Low’s Striking Dilemma
Miroslav Klose won the Golden Boot at the 2006 World Cup, and the German is presumed by many to be Low’s first-choice striker in South Africa.
But the 32-year-old striker has not had a good season at club level, losing his starting place in the Bayern Munich team that reached the Champion’s League final.
There are calls for Klose to be dropped, with one possible replacement being Stuttgart’s Brazilian-born forward Cacau, who impressed in Germany’s warm-up games.
Other options for Low include Lukas Podolski and Mario Gomes, who would love the opportunity to make up for his disappointing Euro 2008 campaign.
Australia Going Dutch
Like fellow Asian qualifiers South Korea, Australia has maintained a Dutch influence started by the reign of coach Guus Hiddink.
After taking the Koreans to the semifinal of the 2002 World Cup, the Dutchman coached Australia in Germany in 2006 and helped the team qualify from its first-round group.
He was succeeded by his compatriot Pim Verbeek, who was part of Hiddink’s staff in 2002.
Verbeek has continued with the playing style instituted by his predecessor and Australia was comfortable qualifiers for South Africa.
Is Australia Past its Peak?
Australian tactics are based on a high-energy game of pressing and counter-attacks.
However, the team is little changed from the 2006 edition and many of its stars, such as Lucas Neill, Vince Grella and Harry Kewell, are on the wrong side of 30.
Australia’s roster is the third oldest in the tournament and Verbeek’s likely starting lineup may only contain two players still in their 20s.
Will Australia’s aging side be able to maintain the tempo that its strategy requires?
Who to Watch: Bastian Schweinsteiger (Germany)
The Bayern Munich midfielder was a key component in his club side’s successful season, which featured a German League cup double as well as a Champions League final appearance.
Schweinsteiger missed only one game of Germany’s qualifying campaign, scoring three goals to help his team top Group Four.
In the absence of Michael Ballack, it is time for the 25-year-old to step up as his country’s new midfield general.
Whom to Watch: Mesut Ozil (Germany)
The 21-year-old attacking midfielder has recently emerged as Germany’s principal creative force.
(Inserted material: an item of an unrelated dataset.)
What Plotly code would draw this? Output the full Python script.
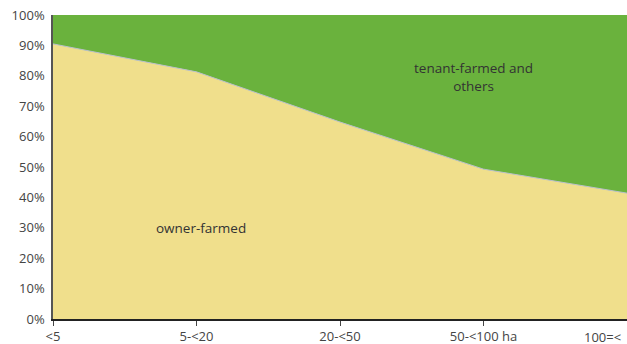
import plotly.graph_objects as go

categories = ["<5", "5-<20", "20-<50", "50-<100 ha", "100=<"]
owner = [90.5, 81.3, 64.8, 49.3, 41.4]
tenant = [100 - v for v in owner]
yticks = [0, 10, 20, 30, 40, 50, 60, 70, 80, 90, 100]

xs = list(range(len(categories)))
fig = go.Figure()
fig.add_trace(go.Scatter(x=xs, y=owner, mode="lines", stackgroup="one",
                         line=dict(color="#B9BFC9", width=1), fillcolor="#F0DF8C",
                         name="owner-farmed"))
fig.add_trace(go.Scatter(x=xs, y=tenant, mode="lines", stackgroup="one",
                         line=dict(color="#6AB23D", width=0), fillcolor="#6AB23D",
                         name="tenant-farmed and others"))

font = dict(family="Open Sans, sans-serif", size=13, color="#444444")
afont = dict(family="Open Sans, sans-serif", size=13.5, color="#333333")
fig.update_layout(
    width=627, height=344, margin=dict(l=53, r=0, t=15, b=25),
    plot_bgcolor="white", paper_bgcolor="white", showlegend=False, font=font,
    xaxis=dict(range=[0, 4], tickvals=xs[:-1], ticktext=categories[:-1],
               showgrid=False, zeroline=False, showline=True, linecolor="#222222",
               linewidth=1.5, ticks="outside", ticklen=5, tickcolor="#444444",
               tickfont=font),
    yaxis=dict(range=[0, 100], tickvals=yticks, ticktext=[f"{v}%" for v in yticks],
               showgrid=False, zeroline=False, showline=True, linecolor="#555555",
               linewidth=1.5, ticks="", tickfont=font, ticklabelstandoff=4),
    annotations=[
        dict(x=4, y=0, xref="x", yref="paper", text=categories[-1], showarrow=False,
             xanchor="right", yanchor="top", yshift=-7, xshift=-4, font=font),
        dict(x=1.03, y=30, xref="x", yref="y", text="owner-farmed", showarrow=False,
             font=afont),
        dict(x=2.93, y=79.5, xref="x", yref="y", text="tenant-farmed and<br>others",
             showarrow=False, font=afont),
    ],
)
fig.write_html("out.html")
Ozil began his career at Schalke before he signed for Werder Bremen for $5 million whilst still a teen-ager.
He had his best season yet in 2009-2010, contributing nine goals as his team finished third in the Bundesliga.
Though he can play on the wing, Low is likely to use Ozil as a playmaker behind the front striker.
Whom to Watch: Tim Cahill (Australia)
The Everton midfielder is a regular name on the scoresheet in England’s Premier League and he has netted 20 times in 40 appearances for his country.
The dynamic 30-year-old is renowned for his heading ability and poses a real threat at set pieces.
If he scores, watch out for his shadow boxing at the corner flag celebration.
Whom to Watch: Harry Kewell (Australia)
Despite a career hampered by injury and unfulfilled promise at club level, Kewell remains his country’s brightest talent.
Once again, Kewell’s World Cup build-up has featured time in the treatment room, but he is now fully fit and should lead Australia’s attack.
A skillful attacker who likes to work the channels, Kewell scored in Australia’s 2-2 draw with Croatia at the 2006 World Cup.
Germany vs. Australia prediction
Our prediction: Germany
Low will start Cacau, who will inspire a lively Germany to victory.